The Needs of the Many

There has been a maelstrom of news and opinion recently about the revised guidelines for mammograms and pap smears. On the one hand, it is either abysmal or fortuitous timing for these recommendations to emerge during a national debate on healthcare reform legislation. This is playing right into the hands of those who would have you irrationally believe the government is trying to ration your care in an effort to kill you. The reality is that timing aside, these recommendations and other scientifically based statistical studies are released all the time. And not just the government, but the insurance companies who already effectively control your access to healthcare make coverage decisions based on such studies.

The real issue here is the recommendations shine a glaring bright light on the reality that any insurance based healthcare plan balances the needs of the many against the needs of the few. This is not specific to government run vs. privately run plans. This is the reality that no group plan can afford to give everyone every last bit of diagnosis or care they might desire at a price we can collectively afford.

This is easy to understand at an impersonal level. It would be a waste of money to test everyone who came to the doctor with a cough for tuberculosis. The cough is weighed with other symptoms, including the clinical as well as the statistical likelihood the person could have been exposed. The reality is that this process misses a small percentage of cases that could have been caught early if everyone were tested at first phlegm. But the cost, anxiety, false positive rate, and inconvenience of all that testing is balanced against the actual number of cases slipping through the cracks. It’s impossible to seal all the cracks of all the diseases and conditions. Every doctor, every insurance company, every hospital, makes a cost benefit decision to determine the point of diminishing returns. They do this in full recognition that they are statistically condemning some small number of people to being undiagnosed.

This all makes sense at the dispassionate level of statistics. Any group health plan needs to draw the lines somewhere. Everyone cannot be entitled to unlimited care. But at the personal level, I want my family, my friends, my loved ones, even my-self to have access to the best of everything. If I could have my way, we’d all have one of those two-minute Star Trek medical scans every week to check for every known condition in the Star Fleet data bank, regardless of the cost to the insurance company. But in practice, if such a scan existed, and I was paying out of my pocket, and the scans cost $5000 each, would my kids get one every week? Every month? Every year? Just to be sure? Probably not.
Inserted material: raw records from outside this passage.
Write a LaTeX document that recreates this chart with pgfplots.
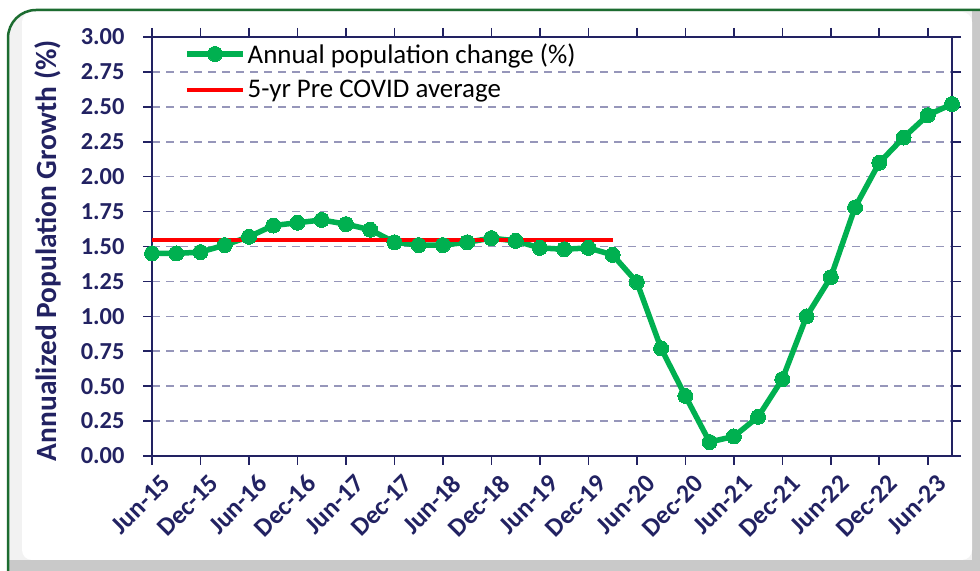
\documentclass[border=0pt]{standalone}
\usepackage{pgfplots}
\pgfplotsset{compat=1.18}
\usepackage{pgfplotstable}
\usepackage{fontspec}
\setmainfont{Carlito}
\definecolor{navy}{RGB}{34,34,98}
\definecolor{sgreen}{RGB}{0,176,80}
\definecolor{framegreen}{RGB}{28,108,48}
\definecolor{gridc}{RGB}{150,150,186}
\pgfplotstableread{
x y
0 1.45
1 1.45
2 1.46
3 1.51
4 1.57
5 1.65
6 1.67
7 1.69
8 1.66
9 1.62
10 1.53
11 1.51
12 1.51
13 1.53
14 1.56
15 1.54
16 1.49
17 1.48
18 1.49
19 1.44
20 1.245
21 0.77
22 0.43
23 0.10
24 0.14
25 0.28
26 0.55
27 1.00
28 1.28
29 1.78
30 2.10
31 2.28
32 2.44
33 2.52
}\growth
\pgfplotstableread{
x y
0 1.546
19 1.546
}\avg
\begin{document}
\begin{tikzpicture}[x=1bp,y=1bp]
\useasboundingbox (0,0) rectangle (980,571);
\fill[white] (0,0) rectangle (980,571);
\begin{scope}
\clip (0,0) rectangle (980,571);
\path[fill=black!5, rounded corners=28bp] (8,-30) rectangle (1010,561);
\begin{scope}
\clip[rounded corners=28bp] (8,-30) rectangle (1010,561);
\fill[black!21] (0,0) rectangle (980,11);
\fill[black!21] (972,0) rectangle (980,571);
\end{scope}
\fill[white, rounded corners=10bp] (22,11) rectangle (972,559);
\draw[framegreen, line width=2.5bp, rounded corners=28bp] (8,-30) rectangle (1010,561);
\end{scope}
\begin{axis}[
  at={(152bp,115bp)}, anchor=south west,
  scale only axis, width=800bp, height=419bp,
  xmin=0, xmax=33, ymin=0, ymax=3,
  axis line style={navy, line width=1.6bp},
  xtick={0,2,...,32},
  xticklabels={Jun-15,Dec-15,Jun-16,Dec-16,Jun-17,Dec-17,Jun-18,Dec-18,Jun-19,Dec-19,Jun-20,Dec-20,Jun-21,Dec-21,Jun-22,Dec-22,Jun-23},
  ytick={0,0.25,...,3.01},
  tick align=outside, major tick length=9bp,
  tick style={navy, line width=1.6bp},
  ticklabel style={font=\fontsize{24.5}{27}\selectfont\bfseries, text=navy},
  yticklabel style={xshift=-15bp, /pgf/number format/.cd, fixed, fixed zerofill, precision=2, assume math mode=true},
  xticklabel style={rotate=45, anchor=east, xshift=3bp, yshift=-20bp, font=\fontsize{26}{28}\selectfont\bfseries},
  ymajorgrids, grid style={gridc, line width=1.6bp, dash pattern=on 8bp off 6bp},
  ylabel={Annualized Population Growth (\%)},
  ylabel style={font=\fontsize{29.5}{32}\selectfont\bfseries, text=navy, at={(axis description cs:-0.13,0.49)}, anchor=center},
  legend style={draw=none, fill=none, at={(0.04,0.99)}, anchor=north west, font=\fontsize{27}{30}\selectfont, row sep=12bp, inner sep=0pt},
  legend cell align=left,
  legend image code/.code={\draw[mark repeat=2,mark phase=2,#1] plot coordinates {(0bp,0bp) (28bp,0bp) (56bp,0bp)};},
  clip=false,
]
\addplot[sgreen, line width=5.5bp, mark=*, mark size=7.5bp, mark options={fill=sgreen, draw=sgreen, line width=0bp}] table[x=x,y=y] {\growth};
\addlegendentry{Annual population change (\%)}
\addplot[red, line width=3.8bp] table[x=x,y=y] {\avg};
\addlegendentry{5-yr Pre COVID average}
\end{axis}
\end{tikzpicture}
\end{document}
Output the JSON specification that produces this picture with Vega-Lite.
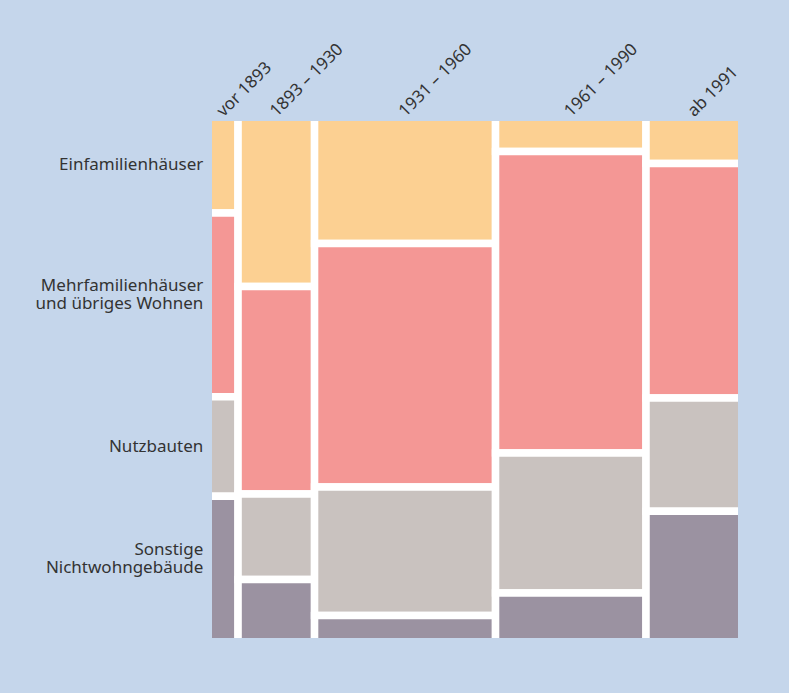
{
  "$schema": "https://vega.github.io/schema/vega-lite/v6.json",
  "width": 526,
  "height": 517,
  "autosize": "none",
  "padding": {"left": 212, "top": 121, "right": 51, "bottom": 55},
  "background": "#c5d6eb",
  "config": {"view": {"stroke": null}, "text": {"font": "Noto Sans", "fontSize": 17, "color": "#333333"}},
  "data": {
    "values": [
      {"period": "vor 1893", "po": 1, "category": "Einfamilienhäuser", "v": 1.02},
      {"period": "vor 1893", "po": 1, "category": "Mehrfamilienhäuser\nund übriges Wohnen", "v": 1.96},
      {"period": "vor 1893", "po": 1, "category": "Nutzbauten", "v": 1.06},
      {"period": "vor 1893", "po": 1, "category": "Sonstige\nNichtwohngebäude", "v": 1.55},
      {"period": "1893 – 1930", "po": 2, "category": "Einfamilienhäuser", "v": 4.63},
      {"period": "1893 – 1930", "po": 2, "category": "Mehrfamilienhäuser\nund übriges Wohnen", "v": 5.67},
      {"period": "1893 – 1930", "po": 2, "category": "Nutzbauten", "v": 2.34},
      {"period": "1893 – 1930", "po": 2, "category": "Sonstige\nNichtwohngebäude", "v": 1.70},
      {"period": "1931 – 1960", "po": 3, "category": "Einfamilienhäuser", "v": 8.17},
      {"period": "1931 – 1960", "po": 3, "category": "Mehrfamilienhäuser\nund übriges Wohnen", "v": 15.75},
      {"period": "1931 – 1960", "po": 3, "category": "Nutzbauten", "v": 8.31},
      {"period": "1931 – 1960", "po": 3, "category": "Sonstige\nNichtwohngebäude", "v": 1.70},
      {"period": "1961 – 1990", "po": 4, "category": "Einfamilienhäuser", "v": 1.84},
      {"period": "1961 – 1990", "po": 4, "category": "Mehrfamilienhäuser\nund übriges Wohnen", "v": 16.22},
      {"period": "1961 – 1990", "po": 4, "category": "Nutzbauten", "v": 7.53},
      {"period": "1961 – 1990", "po": 4, "category": "Sonstige\nNichtwohngebäude", "v": 2.62},
      {"period": "ab 1991", "po": 5, "category": "Einfamilienhäuser", "v": 1.58},
      {"period": "ab 1991", "po": 5, "category": "Mehrfamilienhäuser\nund übriges Wohnen", "v": 8.03},
      {"period": "ab 1991", "po": 5, "category": "Nutzbauten", "v": 3.87},
      {"period": "ab 1991", "po": 5, "category": "Sonstige\nNichtwohngebäude", "v": 4.47}
    ]
  },
  "transform": [
    {"stack": "v", "groupby": ["period"], "sort": [{"field": "category", "order": "ascending"}], "offset": "normalize", "as": ["y0", "y1"]},
    {"stack": "v", "groupby": [], "sort": [{"field": "po", "order": "ascending"}, {"field": "category", "order": "ascending"}], "offset": "normalize", "as": ["s0", "s1"]},
    {"joinaggregate": [{"op": "min", "field": "s0", "as": "x0"}, {"op": "max", "field": "s1", "as": "x1"}], "groupby": ["period"]}
  ],
  "layer": [
    {
      "mark": {"type": "rect", "stroke": "#ffffff", "strokeWidth": 7.5, "clip": true},
      "encoding": {
        "x": {"field": "x0", "type": "quantitative", "scale": {"domain": [0.00703, 0.99297], "nice": false, "zero": false}, "axis": null},
        "x2": {"field": "x1"},
        "y": {"field": "y0", "type": "quantitative", "scale": {"domain": [0.00715, 0.99285], "nice": false, "zero": false, "reverse": true}, "axis": null},
        "y2": {"field": "y1"},
        "color": {
          "field": "category", "type": "nominal", "legend": null,
          "scale": {
            "domain": ["Einfamilienhäuser", "Mehrfamilienhäuser\nund übriges Wohnen", "Nutzbauten", "Sonstige\nNichtwohngebäude"],
            "range": ["#fcd092", "#f49795", "#c9c2bf", "#9b92a1"]
          }
        }
      }
    },
    {
      "transform": [
        {"fold": ["x0", "x1"], "as": ["k", "xv"]},
        {"aggregate": [{"op": "mean", "field": "xv", "as": "mid"}], "groupby": ["period"]}
      ],
      "mark": {"type": "text", "angle": -45, "align": "left", "baseline": "alphabetic", "dx": 0, "dy": 0.5},
      "encoding": {
        "x": {"field": "mid", "type": "quantitative"},
        "y": {"datum": 0, "type": "quantitative"},
        "text": {"field": "period"}
      }
    },
    {
      "transform": [
        {"filter": "datum.po == 1"},
        {"fold": ["y0", "y1"], "as": ["k", "yv"]},
        {"aggregate": [{"op": "mean", "field": "yv", "as": "ymid"}], "groupby": ["category"]},
        {"filter": "indexof(datum.category, '\\n') < 0"}
      ],
      "mark": {"type": "text", "align": "right", "baseline": "middle", "dx": -5},
      "encoding": {
        "x": {"datum": 0, "type": "quantitative"},
        "y": {"field": "ymid", "type": "quantitative"},
        "text": {"field": "category"}
      }
    },
    {
      "transform": [
        {"filter": "datum.po == 1"},
        {"fold": ["y0", "y1"], "as": ["k", "yv"]},
        {"aggregate": [{"op": "mean", "field": "yv", "as": "ymid"}], "groupby": ["category"]},
        {"filter": "indexof(datum.category, '\\n') >= 0"}
      ],
      "mark": {"type": "text", "align": "right", "baseline": "middle", "dx": -5, "dy": -19, "lineHeight": 18, "lineBreak": "\n"},
      "encoding": {
        "x": {"datum": 0, "type": "quantitative"},
        "y": {"field": "ymid", "type": "quantitative"},
        "text": {"field": "category"}
      }
    }
  ]
}
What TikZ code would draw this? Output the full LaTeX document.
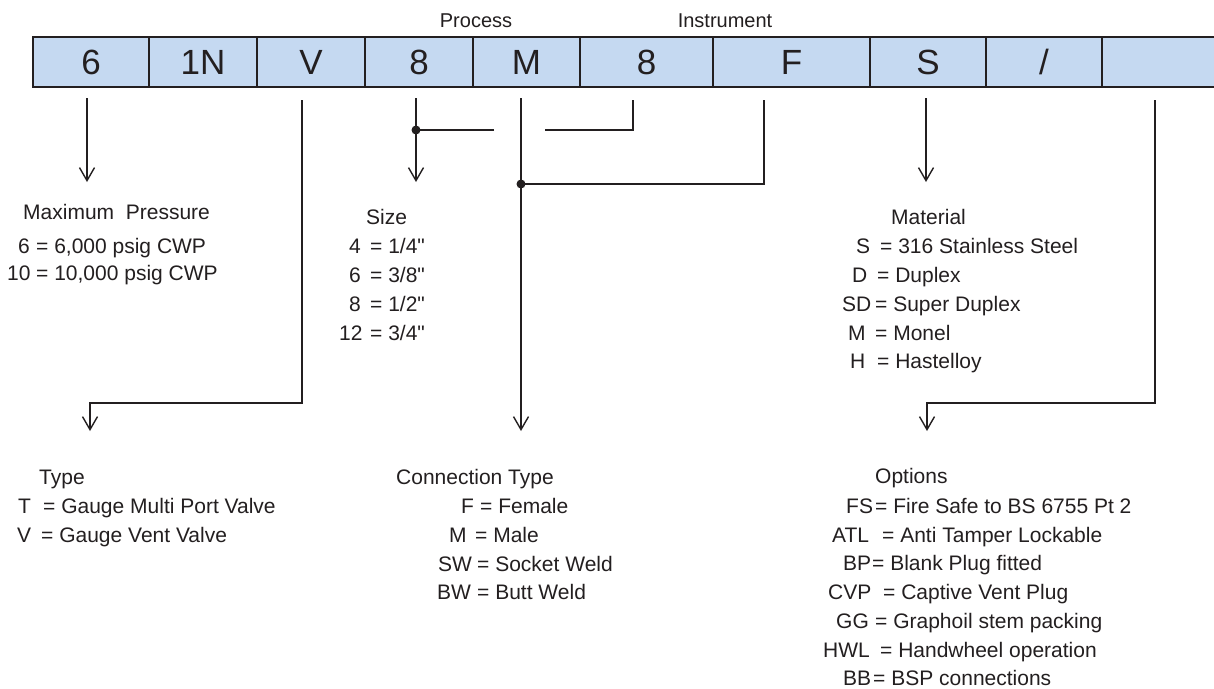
\documentclass[tikz,border=0pt]{standalone}
\usepackage{fontspec}
\setmainfont{Liberation Sans}
\newfontfamily\plainq{Liberation Sans}
\usetikzlibrary{arrows.meta}
\definecolor{cellfill}{HTML}{C5D9F1}
\definecolor{ink}{HTML}{231F20}
\newcommand{\kv}[3]{\makebox[#1pt][l]{#2}#3}
\newcommand{\inch}{{\plainq\symbol{34}}}
\begin{document}
\begin{tikzpicture}[x=1pt,y=-1pt,
  cell/.style={draw=ink, line width=2.3pt, fill=cellfill, minimum height=50pt, inner sep=0pt, text height=25pt, text depth=0pt, font=\fontsize{35}{40}\selectfont, text=ink},
  lbl/.style={anchor=base west, inner sep=0pt, font=\fontsize{21}{25}\selectfont, text=ink},
  hdr/.style={anchor=base, inner sep=0pt, font=\fontsize{20}{24}\selectfont, text=ink},
  conn/.style={draw=ink, line width=1.4pt},
  arr/.style={conn, -{Straight Barb[length=13pt,width=15pt]}},
  dot/.style={circle, fill=ink, inner sep=0pt, minimum size=9pt}]
\useasboundingbox[fill=white] (0,0) rectangle (1214,688);

% header labels
\node[hdr] (hproc) at (476,27.5) {Process};
\node[hdr] (hinst) at (725,27.5) {Instrument};

% code cells
\node[cell, minimum width=116pt] (c1) at (91,62) {6};
\node[cell, minimum width=108pt] (c2) at (203,62) {1N};
\node[cell, minimum width=108pt] (c3) at (311,62) {V};
\node[cell, minimum width=108pt] (c4) at (419,62) {8};
\node[cell, minimum width=107pt] (c5) at (526.5,62) {M};
\node[cell, minimum width=133pt] (c6) at (646.5,62) {8};
\node[cell, minimum width=157pt] (c7) at (791.5,62) {F};
\node[cell, minimum width=116pt] (c8) at (928,62) {S};
\node[cell, minimum width=116pt] (c9) at (1044,62) {/};
\node[cell, minimum width=138pt] (c10) at (1171,62) {};

% connector points
\coordinate (p6a) at (87,98);   \coordinate (p6b) at (87,182);
\coordinate (va) at (302,100);  \coordinate (vb) at (302,403);
\coordinate (vc) at (90,403);   \coordinate (vd) at (90,431);
\coordinate (sa) at (416,98);   \coordinate (sb) at (416,182);
\coordinate (ia) at (633,100);  \coordinate (ib) at (545,130);
\coordinate (ic) at (494,130);
\coordinate (ma) at (521,98);   \coordinate (mb) at (521,431);
\coordinate (fa) at (764,100);
\coordinate (ta) at (926,98);   \coordinate (tb) at (926,182);
\coordinate (oa) at (1155,100); \coordinate (ob) at (1155,403);
\coordinate (oc) at (927,403);  \coordinate (od) at (927,431);

\node[dot] (d1) at (416,130) {};
\node[dot] (d2) at (521,184) {};

\draw[arr] (p6a) -- (p6b);
\draw[arr] (va) -- (vb) -- (vc) -- (vd);
\draw[arr] (sa) -- (sb);
\draw[conn] (ia) |- (ib);
\draw[conn] (ic) -- (d1.center);
\draw[arr] (ma) -- (mb);
\draw[conn] (fa) |- (d2.center);
\draw[arr] (ta) -- (tb);
\draw[arr] (oa) -- (ob) -- (oc) -- (od);

% Maximum pressure
\node[lbl] (mp0) at (23,219.5) {Maximum\ \ Pressure};
\node[lbl] (mp1) at (18,253) {\kv{18}{6}{= 6,000 psig CWP}};
\node[lbl] (mp2) at (7,280) {\kv{29}{10}{= 10,000 psig CWP}};

% Size
\node[lbl] (sz0) at (366,224) {Size};
\node[lbl] (sz1) at (349,253) {\kv{21}{4}{= 1/4\inch}};
\node[lbl] (sz2) at (349,282) {\kv{21}{6}{= 3/8\inch}};
\node[lbl] (sz3) at (349,311) {\kv{21}{8}{= 1/2\inch}};
\node[lbl] (sz4) at (339,340) {\kv{31}{12}{= 3/4\inch}};

% Material
\node[lbl] (mt0) at (891,224) {Material};
\node[lbl] (mt1) at (856,253) {\kv{24}{S}{= 316 Stainless Steel}};
\node[lbl] (mt2) at (852,282) {\kv{25}{D}{= Duplex}};
\node[lbl] (mt3) at (842,311) {\kv{33}{SD}{= Super Duplex}};
\node[lbl] (mt4) at (848,340) {\kv{27}{M}{= Monel}};
\node[lbl] (mt5) at (850,368) {\kv{27}{H}{= Hastelloy}};

% Type
\node[lbl] (ty0) at (39,484) {Type};
\node[lbl] (ty1) at (18,513) {\kv{25}{T}{= Gauge Multi Port Valve}};
\node[lbl] (ty2) at (17,542) {\kv{24}{V}{= Gauge Vent Valve}};

% Connection type
\node[lbl] (ct0) at (396,484) {Connection Type};
\node[lbl] (ct1) at (461,513) {\kv{19}{F}{= Female}};
\node[lbl] (ct2) at (449,542) {\kv{26}{M}{= Male}};
\node[lbl] (ct3) at (438,571) {\kv{39}{SW}{= Socket Weld}};
\node[lbl] (ct4) at (437,599) {\kv{40}{BW}{= Butt Weld}};

% Options
\node[lbl] (op0) at (875,483) {Options};
\node[lbl] (op1) at (846,513) {\kv{29}{FS}{= Fire Safe to BS 6755 Pt 2}};
\node[lbl] (op2) at (832,542) {\kv{50}{ATL}{= Anti Tamper Lockable}};
\node[lbl] (op3) at (843,570) {\kv{29}{BP}{= Blank Plug fitted}};
\node[lbl] (op4) at (828,599) {\kv{55}{CVP}{= Captive Vent Plug}};
\node[lbl] (op5) at (836,628) {\kv{39}{GG}{= Graphoil stem packing}};
\node[lbl] (op6) at (823,657) {\kv{57}{HWL}{= Handwheel operation}};
\node[lbl] (op7) at (843,685) {\kv{30}{BB}{= BSP connections}};
\end{tikzpicture}
\end{document}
All this puts me in a difficult position. I do understand the trade-offs, the statistics, and the economics of the situation. However, I have personally benefited from some aggressive, probably not statistically justified medical diagnostics. A few years ago, I went to the doctor for something unrelated and just mentioned in passing that I had an odd ringing in one ear. She knew it was probably nothing, but sent me to a specialist anyway. He concurred, but just to be sure, he sent me for an MRI because some insignificant portion of 1% of people with that symptom have a small brain tumor. They found and removed my tumor a few months later.

To be honest, had I been paying out of pocket and they had asked to run $5000 worth of tests to diagnose a ringing ear, just to be sure, I’d have probably said no thanks. If I had to appeal to an insurance company to cover the tests, I’d have probably acquiesced to the math and waited until my symptoms worsened. This would have resulted in treatment delays, a much worse prognosis, and I wouldn’t have the quality of life that I enjoy today. But it’s probably how it should have panned out.

The cruel reality is that all healthcare is about economics. Someone has to bear the cost of your care. Whether that cost is borne out of your pocket, your paycheck, or your taxes, it’s still a question of how much we can afford. There simply is a point where the cost is too high. The implication of that ceiling is that no matter where we put it, some small number of people will wind up sicker than they would have been if we’d pushed the ceiling a little higher. And we’re all okay with that as long as those “few people” are strangers in a statistical database.